**Task to carry out**: Set aside the pictures and output only the lines from the one containing "Write a Python" up to and including the one containing "ax.text(xi, v +".

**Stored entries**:
━━━━━━━━━━━━━━━━━━━━

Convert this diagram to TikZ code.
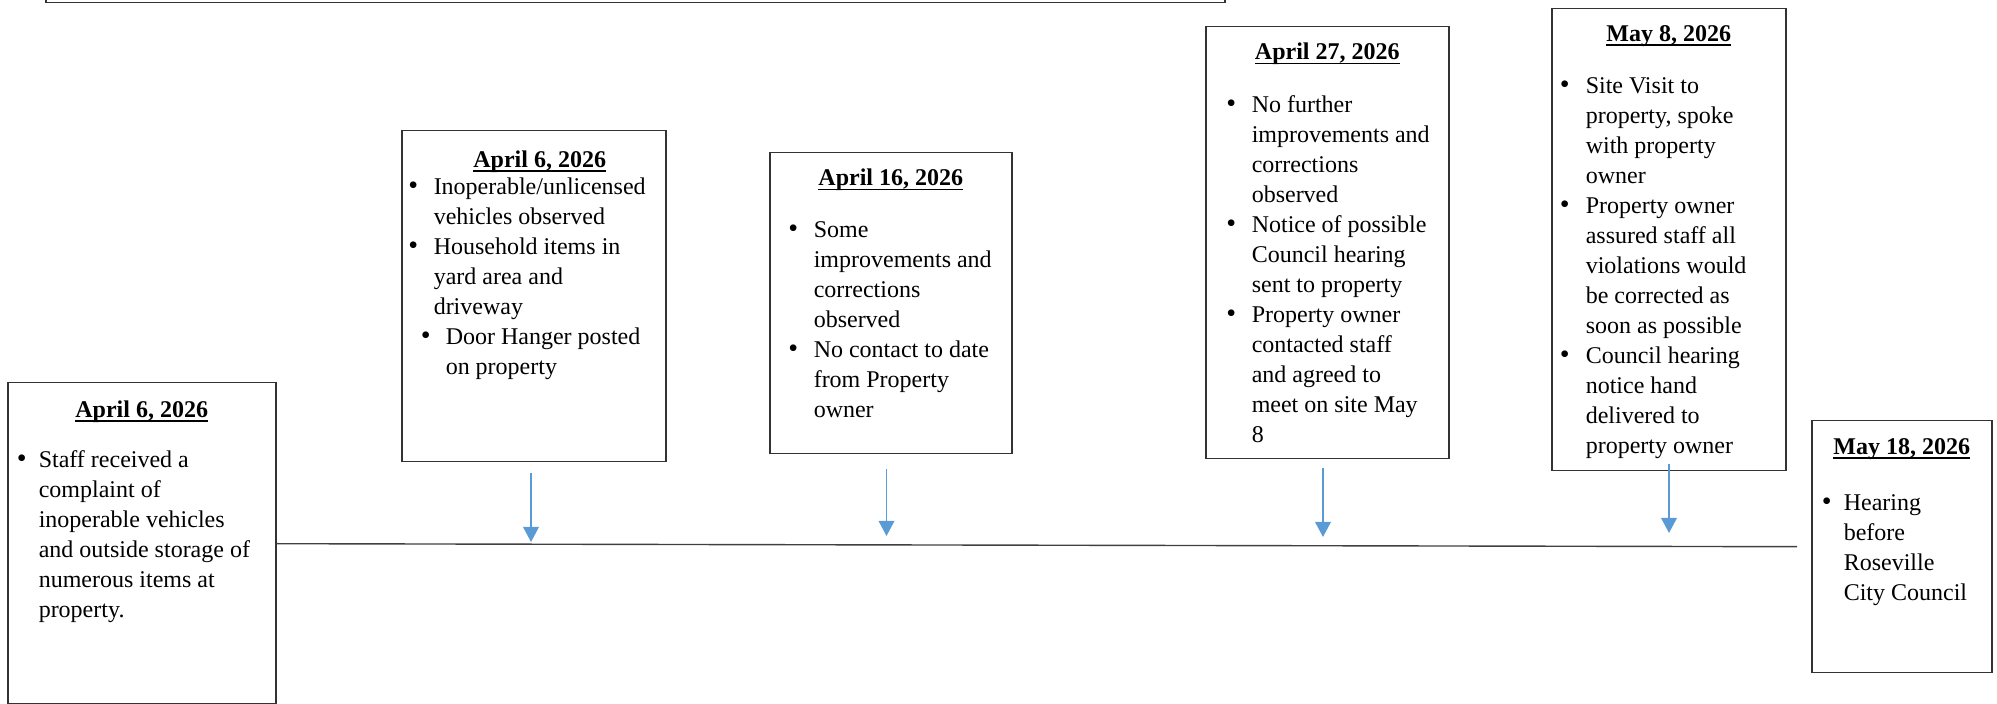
\documentclass[tikz,border=0pt]{standalone}
\usepackage{fontspec}
\setmainfont{Liberation Serif}
\usetikzlibrary{arrows.meta}
\definecolor{tickblue}{HTML}{5B9BD5}
\newlength\bulx
\newlength\txtx
\newlength\ulwd
\newcommand{\setbul}[2]{\setlength\bulx{#1}\setlength\txtx{#2}}
\newcommand{\smallbul}{\fontsize{14}{15}\selectfont\textbullet}
\newcommand{\datehead}[2][0pt]{\settowidth{\ulwd}{\textbf{#2}}%
  {\centering\hspace*{#1}\strut\textbf{#2}\llap{\rule[-2.3pt]{\ulwd}{0.9pt}}\par}}
\newcommand{\bitem}[1]{\hangindent=\txtx\hangafter=1\noindent
  \hbox to\txtx{\hskip\bulx\makebox[0pt]{\smallbul}\hfil}\ignorespaces#1\par}
\newcommand{\cardtext}[4]{\parbox[c][#2][t]{#1}{\rightskip=0pt plus 1fil\relax\vspace*{#3}#4}}

\begin{document}
\begin{tikzpicture}[x=0.5pt,y=-0.5pt,
  datebox/.style={draw=black!80,line width=0.75pt,inner sep=0pt,anchor=north west,
    font=\fontsize{12}{15}\selectfont},
  tick/.style={draw=tickblue,line width=0.75pt,-{Triangle[width=7.8pt,length=7.5pt]}},
  timeline/.style={draw=black!75,line width=0.7pt}]
\useasboundingbox (0,0) rectangle (1997,704);
%box cut off at the top
\draw[black!80,line width=0.75pt](46,0)--(46,2.5)--(1225,2.5)--(1225,0);
%date boxes
\node[datebox] (d1) at (7,382) {\cardtext{134pt}{160.5pt}{6.8pt}{%
  \datehead{April 6, 2026}\vspace{10pt}
  \setbul{7pt}{15.5pt}
  \bitem{Staff received a\\complaint of\\inoperable vehicles\\and outside storage of\\numerous items at\\property.}}};
\node[datebox] (d2) at (401,130) {\cardtext{132pt}{165.5pt}{7.8pt}{%
  \datehead[6pt]{April 6, 2026}\vspace{-1.3pt}
  \setbul{5.8pt}{16pt}
  \bitem{Inoperable/unlicensed\\vehicles observed}
  \bitem{Household items in\\yard area and\\driveway}
  \setbul{12pt}{22pt}
  \bitem{Door Hanger posted\\on property}}};
\node[datebox] (d3) at (769,152) {\cardtext{121pt}{150.5pt}{6pt}{%
  \datehead{April 16, 2026}\vspace{10.8pt}
  \setbul{11.8pt}{22pt}
  \bitem{Some\\improvements and\\corrections\\observed}
  \bitem{No contact to date\\from Property\\owner}}};
\node[datebox] (d4) at (1205,26) {\cardtext{121.5pt}{216pt}{6pt}{%
  \datehead{April 27, 2026}\vspace{11.2pt}
  \setbul{12.7pt}{23pt}
  \bitem{No further\\improvements and\\corrections\\observed}
  \bitem{Notice of possible\\Council hearing\\sent to property}
  \bitem{Property owner\\contacted staff\\and agreed to\\meet on site May\\8}}};
\node[datebox] (d5) at (1551,8) {\cardtext{117pt}{231pt}{5.8pt}{%
  \datehead{May 8, 2026}\vspace{11.2pt}
  \setbul{6.5pt}{17pt}
  \bitem{Site Visit to\\property, spoke\\with property\\owner}
  \bitem{Property owner\\assured staff all\\violations would\\be corrected as\\soon as possible}
  \bitem{Council hearing\\notice hand\\delivered to\\property owner}}};
\node[datebox] (d6) at (1811,420) {\cardtext{90pt}{126pt}{6.3pt}{%
  \datehead{May 18, 2026}\vspace{13pt}
  \setbul{7.5pt}{16pt}
  \bitem{Hearing\\before\\Roseville\\City Council}}};
%timeline
\coordinate (tlend) at (1797,546.7);
\draw[timeline] (d1.east |- 0,543.7) -- (tlend);
%arrows down to the line
\coordinate (tip2) at (531,542);
\coordinate (tip3) at (886.5,536);
\coordinate (tip4) at (1323,537);
\coordinate (tip5) at (1669,533);
\draw[tick] (tip2 |- d2.south) ++(0,11) -- (tip2);
\draw[tick] (tip3 |- d3.south) ++(0,14.5) -- (tip3);
\draw[tick] (tip4 |- d4.south) ++(0,9) -- (tip4);
\draw[tick] (tip5 |- d5.south) ++(0,-7) -- (tip5);
\end{tikzpicture}
\end{document}
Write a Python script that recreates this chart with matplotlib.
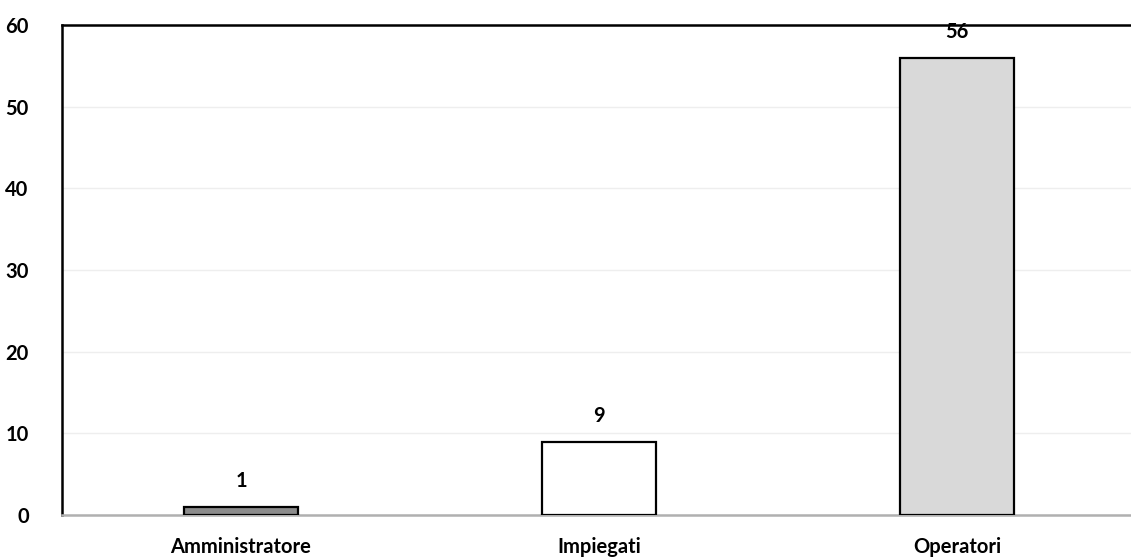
import matplotlib
matplotlib.use("Agg")
import matplotlib.pyplot as plt

categories = ["Amministratore", "Impiegati", "Operatori"]
values = [1, 9, 56]
bar_colors = ["#8c8c8c", "#ffffff", "#d9d9d9"]
yticks = [0, 10, 20, 30, 40, 50, 60]

plt.rcParams['font.family'] = ['Lato', 'DejaVu Sans']

fig = plt.figure(figsize=(11.31, 5.57), dpi=100)
ax = fig.add_axes([62/1131, 42/557, (1136-62)/1131, 490/557])

x = range(len(categories))
bars = ax.bar(x, values, width=0.316, color=bar_colors, edgecolor="black", linewidth=1.6, zorder=3)
for xi, v in zip(x, values):
    ax.text(xi, v + 1.9, str(v), ha="center", va="bottom", fontsize=14.5, fontweight="bold")

ax.set_xlim(-0.5, 2.5)
ax.set_ylim(0, 60)
ax.set_yticks(yticks)
ax.set_yticklabels([str(t) for t in yticks], fontsize=14.5, fontweight="bold")
ax.set_xticks(list(x))
ax.set_xticklabels(categories, fontsize=14.5, fontweight="bold")
ax.tick_params(axis="y", length=0, pad=24)
ax.tick_params(axis="x", length=0, pad=16)
ax.grid(axis="y", color="#eeeeee", linewidth=1, zorder=0)
ax.spines["left"].set_color("black")
ax.spines["left"].set_linewidth(1.8)
ax.spines["top"].set_color("black")
ax.spines["top"].set_linewidth(1.8)
ax.spines["bottom"].set_color("#b0b0b0")
ax.spines["bottom"].set_linewidth(1.8)
ax.spines["right"].set_visible(False)

fig.savefig("out.png", dpi=100)
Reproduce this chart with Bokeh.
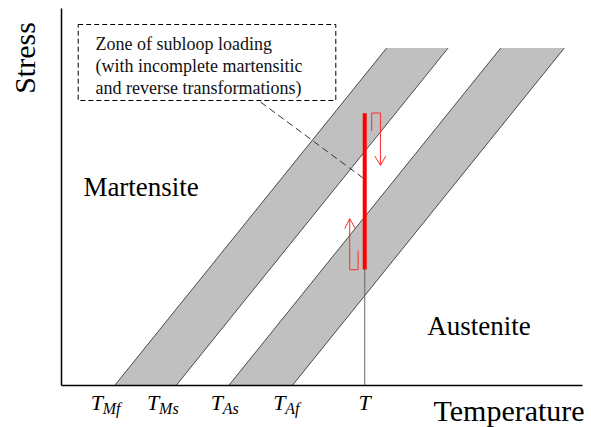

━━━━━━━━━━━━━━━━━━━━

**Answer to this problem**:
Write a Python script that recreates this chart with matplotlib.
import matplotlib
matplotlib.use("Agg")
import matplotlib.pyplot as plt

categories = ["Amministratore", "Impiegati", "Operatori"]
values = [1, 9, 56]
bar_colors = ["#8c8c8c", "#ffffff", "#d9d9d9"]
yticks = [0, 10, 20, 30, 40, 50, 60]

plt.rcParams['font.family'] = ['Lato', 'DejaVu Sans']

fig = plt.figure(figsize=(11.31, 5.57), dpi=100)
ax = fig.add_axes([62/1131, 42/557, (1136-62)/1131, 490/557])

x = range(len(categories))
bars = ax.bar(x, values, width=0.316, color=bar_colors, edgecolor="black", linewidth=1.6, zorder=3)
for xi, v in zip(x, values):
    ax.text(xi, v + 1.9, str(v), ha="center", va="bottom", fontsize=14.5, fontweight="bold")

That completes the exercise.